## WHAT THE TASK ASKS
Drop the images; return everything else in the listing below exactly.

— START —

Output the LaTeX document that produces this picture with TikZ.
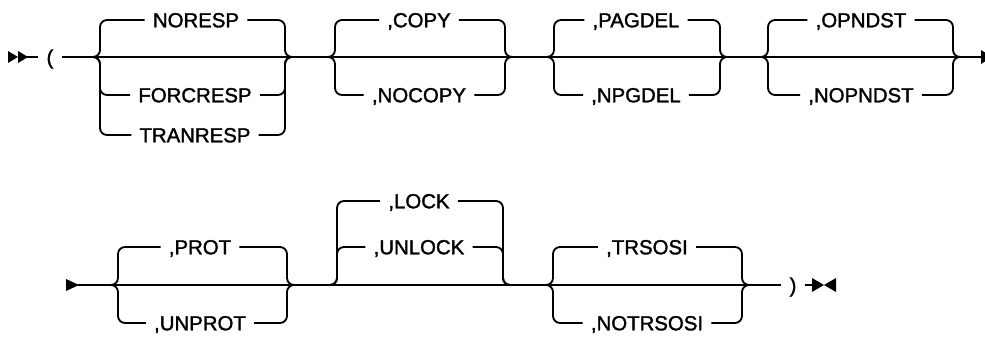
\documentclass[tikz,border=0pt]{standalone}
\usepackage{fontspec}
\setmainfont{Liberation Sans}
\newfontfamily\railfont{Liberation Sans}[FakeBold=1.6]

\begin{document}
\begin{tikzpicture}[x=0.02cm,y=-0.02cm]
 \tikzstyle{kw}=[inner xsep=4.5pt,inner ysep=2pt,text height=8.3pt,
   text depth=0pt,font=\railfont\fontsize{11.6}{13}\selectfont]
 \tikzstyle{rail}=[line width=1.05pt,rounded corners=4pt]
 \clip (0,0) rectangle (985,337);
 % first line
 \fill (8,51) -- (18,57) -- (8,63) -- cycle;
 \fill (18,51) -- (28,57) -- (18,63) -- cycle;
 \coordinate (s1) at (27,57);
 \node[kw] (lparen) at (50,57) {(};
 \coordinate (e1) at (982,57);
 \coordinate (j1l) at (93,57);  \coordinate (v1l) at (100,57);
 \coordinate (v1r) at (285,57); \coordinate (j1r) at (293,57);
 \coordinate (j2l) at (327,57); \coordinate (v2l) at (335,57);
 \coordinate (v2r) at (505,57); \coordinate (j2r) at (513,57);
 \coordinate (j3l) at (547,57); \coordinate (v3l) at (554,57);
 \coordinate (v3r) at (720,57); \coordinate (j3r) at (727,57);
 \coordinate (j4l) at (761,57); \coordinate (v4l) at (768,57);
 \coordinate (v4r) at (953,57); \coordinate (j4r) at (961,57);
 \node[kw] (noresp) at (196,20) {NORESP};
 \node[kw] (forcresp) at (195,95) {FORCRESP};
 \node[kw] (tranresp) at (195,135) {TRANRESP};
 \node[kw] (copy) at (419,20) {,COPY};
 \node[kw] (nocopy) at (419,95) {,NOCOPY};
 \node[kw] (pagdel) at (636,20) {,PAGDEL};
 \node[kw] (npgdel) at (636,95) {,NPGDEL};
 \node[kw] (opndst) at (861,20) {,OPNDST};
 \node[kw] (nopndst) at (861,95) {,NOPNDST};
 \draw[rail] (s1) -- (lparen);
 \draw[rail] (lparen) -- (e1);
 \draw[rail] (j1l) -- (v1l) |- (noresp);
 \draw[rail] (j1l) -- (v1l) |- (forcresp);
 \draw[rail] (j1l) -- (v1l) |- (tranresp);
 \draw[rail] (noresp) -| (v1r) -- (j1r);
 \draw[rail] (forcresp) -| (v1r) -- (j1r);
 \draw[rail] (tranresp) -| (v1r) -- (j1r);
 \draw[rail] (j2l) -- (v2l) |- (copy);
 \draw[rail] (j2l) -- (v2l) |- (nocopy);
 \draw[rail] (copy) -| (v2r) -- (j2r);
 \draw[rail] (nocopy) -| (v2r) -- (j2r);
 \draw[rail] (j3l) -- (v3l) |- (pagdel);
 \draw[rail] (j3l) -- (v3l) |- (npgdel);
 \draw[rail] (pagdel) -| (v3r) -- (j3r);
 \draw[rail] (npgdel) -| (v3r) -- (j3r);
 \draw[rail] (j4l) -- (v4l) |- (opndst);
 \draw[rail] (j4l) -- (v4l) |- (nopndst);
 \draw[rail] (opndst) -| (v4r) -- (j4r);
 \draw[rail] (nopndst) -| (v4r) -- (j4r);
 \fill (981,50) -- (992,57) -- (981,64) -- cycle;
 % second line
 \fill (66,279) -- (79,285) -- (66,291) -- cycle;
 \coordinate (s2) at (78,285);
 \node[kw] (rparen) at (793,285) {)};
 \coordinate (e2) at (814,285);
 \coordinate (j5l) at (113,285); \coordinate (v5l) at (118,285);
 \coordinate (v5r) at (287,285); \coordinate (j5r) at (293,285);
 \coordinate (j6l) at (330,285); \coordinate (v6l) at (337,285);
 \coordinate (v6r) at (503,285); \coordinate (j6r) at (511,285);
 \coordinate (j7l) at (545,285); \coordinate (v7l) at (553,285);
 \coordinate (v7r) at (742,285); \coordinate (j7r) at (750,285);
 \node[kw] (prot) at (200,247) {,PROT};
 \node[kw] (unprot) at (200,323) {,UNPROT};
 \node[kw] (lock) at (419,201) {,LOCK};
 \node[kw] (unlock) at (419,247) {,UNLOCK};
 \node[kw] (trsosi) at (647,247) {,TRSOSI};
 \node[kw] (notrsosi) at (647,323) {,NOTRSOSI};
 \draw[rail] (s2) -- (rparen);
 \draw[rail] (rparen) -- (e2);
 \draw[rail] (j5l) -- (v5l) |- (prot);
 \draw[rail] (j5l) -- (v5l) |- (unprot);
 \draw[rail] (prot) -| (v5r) -- (j5r);
 \draw[rail] (unprot) -| (v5r) -- (j5r);
 \draw[rail] (j6l) -- (v6l) |- (lock);
 \draw[rail] (j6l) -- (v6l) |- (unlock);
 \draw[rail] (lock) -| (v6r) -- (j6r);
 \draw[rail] (unlock) -| (v6r) -- (j6r);
 \draw[rail] (j7l) -- (v7l) |- (trsosi);
 \draw[rail] (j7l) -- (v7l) |- (notrsosi);
 \draw[rail] (trsosi) -| (v7r) -- (j7r);
 \draw[rail] (notrsosi) -| (v7r) -- (j7r);
 \fill (812,278) -- (824,285) -- (812,292) -- cycle;
 \fill (836,278) -- (824,285) -- (836,292) -- cycle;
\end{tikzpicture}
\end{document}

— END —

## SOLVED PROBLEM
Output the LaTeX document that produces this picture with TikZ.
\documentclass[tikz,border=0pt]{standalone}
\usepackage{fontspec}
\setmainfont{Liberation Sans}
\newfontfamily\railfont{Liberation Sans}[FakeBold=1.6]

\begin{document}
\begin{tikzpicture}[x=0.02cm,y=-0.02cm]
 \tikzstyle{kw}=[inner xsep=4.5pt,inner ysep=2pt,text height=8.3pt,
   text depth=0pt,font=\railfont\fontsize{11.6}{13}\selectfont]
 \tikzstyle{rail}=[line width=1.05pt,rounded corners=4pt]
 \clip (0,0) rectangle (985,337);
 % first line
 \fill (8,51) -- (18,57) -- (8,63) -- cycle;
 \fill (18,51) -- (28,57) -- (18,63) -- cycle;
 \coordinate (s1) at (27,57);
 \node[kw] (lparen) at (50,57) {(};
 \coordinate (e1) at (982,57);
 \coordinate (j1l) at (93,57);  \coordinate (v1l) at (100,57);
 \coordinate (v1r) at (285,57); \coordinate (j1r) at (293,57);
 \coordinate (j2l) at (327,57); \coordinate (v2l) at (335,57);
 \coordinate (v2r) at (505,57); \coordinate (j2r) at (513,57);
 \coordinate (j3l) at (547,57); \coordinate (v3l) at (554,57);
 \coordinate (v3r) at (720,57); \coordinate (j3r) at (727,57);
 \coordinate (j4l) at (761,57); \coordinate (v4l) at (768,57);
 \coordinate (v4r) at (953,57); \coordinate (j4r) at (961,57);
 \node[kw] (noresp) at (196,20) {NORESP};
 \node[kw] (forcresp) at (195,95) {FORCRESP};
 \node[kw] (tranresp) at (195,135) {TRANRESP};
 \node[kw] (copy) at (419,20) {,COPY};
 \node[kw] (nocopy) at (419,95) {,NOCOPY};
 \node[kw] (pagdel) at (636,20) {,PAGDEL};
 \node[kw] (npgdel) at (636,95) {,NPGDEL};
 \node[kw] (opndst) at (861,20) {,OPNDST};
 \node[kw] (nopndst) at (861,95) {,NOPNDST};
 \draw[rail] (s1) -- (lparen);
 \draw[rail] (lparen) -- (e1);
 \draw[rail] (j1l) -- (v1l) |- (noresp);
 \draw[rail] (j1l) -- (v1l) |- (forcresp);
 \draw[rail] (j1l) -- (v1l) |- (tranresp);
 \draw[rail] (noresp) -| (v1r) -- (j1r);
 \draw[rail] (forcresp) -| (v1r) -- (j1r);
 \draw[rail] (tranresp) -| (v1r) -- (j1r);
 \draw[rail] (j2l) -- (v2l) |- (copy);
 \draw[rail] (j2l) -- (v2l) |- (nocopy);
 \draw[rail] (copy) -| (v2r) -- (j2r);
 \draw[rail] (nocopy) -| (v2r) -- (j2r);
 \draw[rail] (j3l) -- (v3l) |- (pagdel);
 \draw[rail] (j3l) -- (v3l) |- (npgdel);
 \draw[rail] (pagdel) -| (v3r) -- (j3r);
 \draw[rail] (npgdel) -| (v3r) -- (j3r);
 \draw[rail] (j4l) -- (v4l) |- (opndst);
 \draw[rail] (j4l) -- (v4l) |- (nopndst);
 \draw[rail] (opndst) -| (v4r) -- (j4r);
 \draw[rail] (nopndst) -| (v4r) -- (j4r);
 \fill (981,50) -- (992,57) -- (981,64) -- cycle;
 % second line
 \fill (66,279) -- (79,285) -- (66,291) -- cycle;
 \coordinate (s2) at (78,285);
 \node[kw] (rparen) at (793,285) {)};
 \coordinate (e2) at (814,285);
 \coordinate (j5l) at (113,285); \coordinate (v5l) at (118,285);
 \coordinate (v5r) at (287,285); \coordinate (j5r) at (293,285);
 \coordinate (j6l) at (330,285); \coordinate (v6l) at (337,285);
 \coordinate (v6r) at (503,285); \coordinate (j6r) at (511,285);
 \coordinate (j7l) at (545,285); \coordinate (v7l) at (553,285);
 \coordinate (v7r) at (742,285); \coordinate (j7r) at (750,285);
 \node[kw] (prot) at (200,247) {,PROT};
 \node[kw] (unprot) at (200,323) {,UNPROT};
 \node[kw] (lock) at (419,201) {,LOCK};
 \node[kw] (unlock) at (419,247) {,UNLOCK};
 \node[kw] (trsosi) at (647,247) {,TRSOSI};
 \node[kw] (notrsosi) at (647,323) {,NOTRSOSI};
 \draw[rail] (s2) -- (rparen);
 \draw[rail] (rparen) -- (e2);
 \draw[rail] (j5l) -- (v5l) |- (prot);
 \draw[rail] (j5l) -- (v5l) |- (unprot);
 \draw[rail] (prot) -| (v5r) -- (j5r);
 \draw[rail] (unprot) -| (v5r) -- (j5r);
 \draw[rail] (j6l) -- (v6l) |- (lock);
 \draw[rail] (j6l) -- (v6l) |- (unlock);
 \draw[rail] (lock) -| (v6r) -- (j6r);
 \draw[rail] (unlock) -| (v6r) -- (j6r);
 \draw[rail] (j7l) -- (v7l) |- (trsosi);
 \draw[rail] (j7l) -- (v7l) |- (notrsosi);
 \draw[rail] (trsosi) -| (v7r) -- (j7r);
 \draw[rail] (notrsosi) -| (v7r) -- (j7r);
 \fill (812,278) -- (824,285) -- (812,292) -- cycle;
 \fill (836,278) -- (824,285) -- (836,292) -- cycle;
\end{tikzpicture}
\end{document}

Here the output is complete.